## START
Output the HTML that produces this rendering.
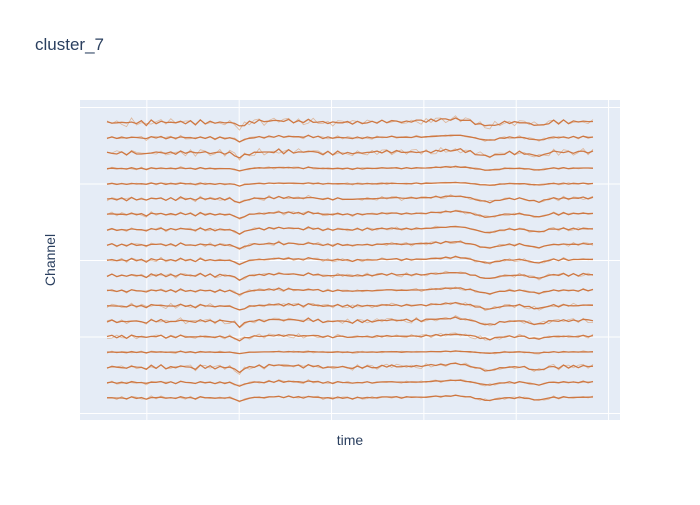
<!DOCTYPE html>
<html><head><meta charset="utf-8">
<style>
body{margin:0;background:#fff;font-family:"Liberation Sans",sans-serif;}
svg text{font-family:"Liberation Sans",sans-serif;fill:#2a3f5f;}
</style></head>
<body>
<svg id="chart" width="700" height="500" xmlns="http://www.w3.org/2000/svg">
<rect width="700" height="500" fill="#fff"/>
<text x="35" y="50" font-size="17">cluster_7</text>
<rect x="80" y="100" width="540" height="320" fill="#e5ecf6"/>
<g id="grid"></g>
<g id="traces"></g>
<text x="350" y="445" font-size="14" text-anchor="middle">time</text>
<text x="55" y="260" font-size="14" text-anchor="middle" transform="rotate(-90 55 260)">Channel</text>
</svg>
<script>
const xTicks=[82,272,462,652,842,1032];
const yTicks=[0,5,10,15,20];
const baseWave=[0,0.08,-0.02,0.06,-0.05,0.1,0,0.05,-0.08,0.1,
 0.02,0.12,-0.03,0.08,-0.04,0.14,0.02,0.06,-0.06,0.12,
 0.0,0.08,-0.04,0.06,-0.02,0.04,-0.1,-0.3,-0.12,0.0,
 0.06,0.1,0.04,0.14,0.1,0.2,0.08,0.16,0.1,0.12,
 0.04,0.18,0.08,0.1,0.0,0.06,-0.02,0.08,0.02,0.04,
 -0.04,0.06,0.0,0.08,0.02,0.05,0.1,0.08,0.12,0.1,
 0.04,0.1,0.06,0.12,0.08,0.1,0.14,0.18,0.16,0.22,
 0.2,0.26,0.22,0.16,0.1,0.0,-0.08,-0.16,-0.2,-0.12,
 -0.04,0.02,0.06,0.0,0.08,0.02,-0.06,-0.12,-0.18,-0.08,
 0.02,0.1,0.0,0.12,0.02,0.1,0.04,0.12,0.06,0.1];
const noiseVals=[0.6,-0.8,0.3,-0.2,0.9,-0.5,0.1,-0.9,0.7,-0.3,0.4,-0.6,0.8,-0.1,0.2,-0.7,0.5,-0.4,1.0,-0.95,0.15,-0.25,0.65,-0.55,0.35,-0.85,0.75,-0.15,0.45,-0.65,0.05,-0.35,0.85,-0.75,0.55,-0.45,0.25];
const channelScale=[1.0,0.8,1.0,0.5,0.4,0.9,0.9,0.9,0.9,0.9,0.9,0.8,0.9,1.0,0.7,0.3,1.0,0.7,0.7];
const channelNoise=[0.18,0.06,0.18,0.04,0.03,0.08,0.06,0.06,0.07,0.06,0.08,0.06,0.09,0.12,0.1,0.03,0.12,0.05,0.05];
const samples=1000;
const X=v=>107+v*0.486;
const Y=v=>413.5-v*15.3;
const ns="http://www.w3.org/2000/svg";
const grid=document.getElementById('grid');
xTicks.forEach(t=>{const l=document.createElementNS(ns,'line');


l.setAttribute('x1',X(t));l.setAttribute('x2',X(t));l.setAttribute('y1',100);l.setAttribute('y2',420);
l.setAttribute('stroke','#fff');l.setAttribute('stroke-width',1);grid.appendChild(l);});
yTicks.forEach(t=>{const l=document.createElementNS(ns,'line');


l.setAttribute('x1',80);l.setAttribute('x2',620);l.setAttribute('y1',Y(t));l.setAttribute('y2',Y(t));
l.setAttribute('stroke','#fff');l.setAttribute('stroke-width',1);grid.appendChild(l);});
const tr=document.getElementById('traces');
const n=channelScale.length;
for(let c=0;c<n;c++){
  const off=n-c;
  let pts=[],pts2=[];
  for(let i=0;i<baseWave.length;i++){
    const b=off+baseWave[i]*channelScale[c];
    const v=b+noiseVals[(i*7+c*13)%noiseVals.length]*channelNoise[c]*0.6;
    const v2=b+noiseVals[(i*11+c*5)%noiseVals.length]*(channelNoise[c]+0.04);
    const xx=X(i*samples/(baseWave.length-1)).toFixed(1);
    pts.push(xx+','+Y(v).toFixed(1));
    pts2.push(xx+','+Y(v2).toFixed(1));
  }
  const q=document.createElementNS(ns,'polyline');
  
  
  q.setAttribute('points',pts2.join(' '));
  q.setAttribute('fill','none');
  q.setAttribute('stroke','#d9925e');
  q.setAttribute('stroke-width',0.8);
  q.setAttribute('stroke-opacity',0.6);
  tr.appendChild(q);
  const p=document.createElementNS(ns,'polyline');
  
  
  p.setAttribute('points',pts.join(' '));
  p.setAttribute('fill','none');
  p.setAttribute('stroke','#cc6e33');
  p.setAttribute('stroke-width',1.3);
  p.setAttribute('stroke-opacity',0.9);
  tr.appendChild(p);
}
</script>
</body></html>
## END
## [GIVEN EXERCISE]
Reproduce the data word for word, excluding its pictures.

## [RESULT OF THE TASK]
Output the HTML that produces this rendering.
<!DOCTYPE html>
<html><head><meta charset="utf-8">
<style>
body{margin:0;background:#fff;font-family:"Liberation Sans",sans-serif;}
svg text{font-family:"Liberation Sans",sans-serif;fill:#2a3f5f;}
</style></head>
<body>
<svg id="chart" width="700" height="500" xmlns="http://www.w3.org/2000/svg">
<rect width="700" height="500" fill="#fff"/>
<text x="35" y="50" font-size="17">cluster_7</text>
<rect x="80" y="100" width="540" height="320" fill="#e5ecf6"/>
<g id="grid"></g>
<g id="traces"></g>
<text x="350" y="445" font-size="14" text-anchor="middle">time</text>
<text x="55" y="260" font-size="14" text-anchor="middle" transform="rotate(-90 55 260)">Channel</text>
</svg>
<script>
const xTicks=[82,272,462,652,842,1032];
const yTicks=[0,5,10,15,20];
const baseWave=[0,0.08,-0.02,0.06,-0.05,0.1,0,0.05,-0.08,0.1,
 0.02,0.12,-0.03,0.08,-0.04,0.14,0.02,0.06,-0.06,0.12,
 0.0,0.08,-0.04,0.06,-0.02,0.04,-0.1,-0.3,-0.12,0.0,
 0.06,0.1,0.04,0.14,0.1,0.2,0.08,0.16,0.1,0.12,
 0.04,0.18,0.08,0.1,0.0,0.06,-0.02,0.08,0.02,0.04,
 -0.04,0.06,0.0,0.08,0.02,0.05,0.1,0.08,0.12,0.1,
 0.04,0.1,0.06,0.12,0.08,0.1,0.14,0.18,0.16,0.22,
 0.2,0.26,0.22,0.16,0.1,0.0,-0.08,-0.16,-0.2,-0.12,
 -0.04,0.02,0.06,0.0,0.08,0.02,-0.06,-0.12,-0.18,-0.08,
 0.02,0.1,0.0,0.12,0.02,0.1,0.04,0.12,0.06,0.1];
const noiseVals=[0.6,-0.8,0.3,-0.2,0.9,-0.5,0.1,-0.9,0.7,-0.3,0.4,-0.6,0.8,-0.1,0.2,-0.7,0.5,-0.4,1.0,-0.95,0.15,-0.25,0.65,-0.55,0.35,-0.85,0.75,-0.15,0.45,-0.65,0.05,-0.35,0.85,-0.75,0.55,-0.45,0.25];
const channelScale=[1.0,0.8,1.0,0.5,0.4,0.9,0.9,0.9,0.9,0.9,0.9,0.8,0.9,1.0,0.7,0.3,1.0,0.7,0.7];
const channelNoise=[0.18,0.06,0.18,0.04,0.03,0.08,0.06,0.06,0.07,0.06,0.08,0.06,0.09,0.12,0.1,0.03,0.12,0.05,0.05];
const samples=1000;
const X=v=>107+v*0.486;
const Y=v=>413.5-v*15.3;
const ns="http://www.w3.org/2000/svg";
const grid=document.getElementById('grid');
xTicks.forEach(t=>{const l=document.createElementNS(ns,'line');


l.setAttribute('x1',X(t));l.setAttribute('x2',X(t));l.setAttribute('y1',100);l.setAttribute('y2',420);
l.setAttribute('stroke','#fff');l.setAttribute('stroke-width',1);grid.appendChild(l);});
yTicks.forEach(t=>{const l=document.createElementNS(ns,'line');


l.setAttribute('x1',80);l.setAttribute('x2',620);l.setAttribute('y1',Y(t));l.setAttribute('y2',Y(t));
l.setAttribute('stroke','#fff');l.setAttribute('stroke-width',1);grid.appendChild(l);});
const tr=document.getElementById('traces');
const n=channelScale.length;
for(let c=0;c<n;c++){
  const off=n-c;
  let pts=[],pts2=[];
  for(let i=0;i<baseWave.length;i++){
    const b=off+baseWave[i]*channelScale[c];
    const v=b+noiseVals[(i*7+c*13)%noiseVals.length]*channelNoise[c]*0.6;
    const v2=b+noiseVals[(i*11+c*5)%noiseVals.length]*(channelNoise[c]+0.04);
    const xx=X(i*samples/(baseWave.length-1)).toFixed(1);
    pts.push(xx+','+Y(v).toFixed(1));
    pts2.push(xx+','+Y(v2).toFixed(1));
  }
  const q=document.createElementNS(ns,'polyline');
  
  
  q.setAttribute('points',pts2.join(' '));
  q.setAttribute('fill','none');
  q.setAttribute('stroke','#d9925e');
  q.setAttribute('stroke-width',0.8);
  q.setAttribute('stroke-opacity',0.6);
  tr.appendChild(q);
  const p=document.createElementNS(ns,'polyline');
  
  
  p.setAttribute('points',pts.join(' '));
  p.setAttribute('fill','none');
  p.setAttribute('stroke','#cc6e33');
  p.setAttribute('stroke-width',1.3);
  p.setAttribute('stroke-opacity',0.9);
  tr.appendChild(p);
}
</script>
</body></html>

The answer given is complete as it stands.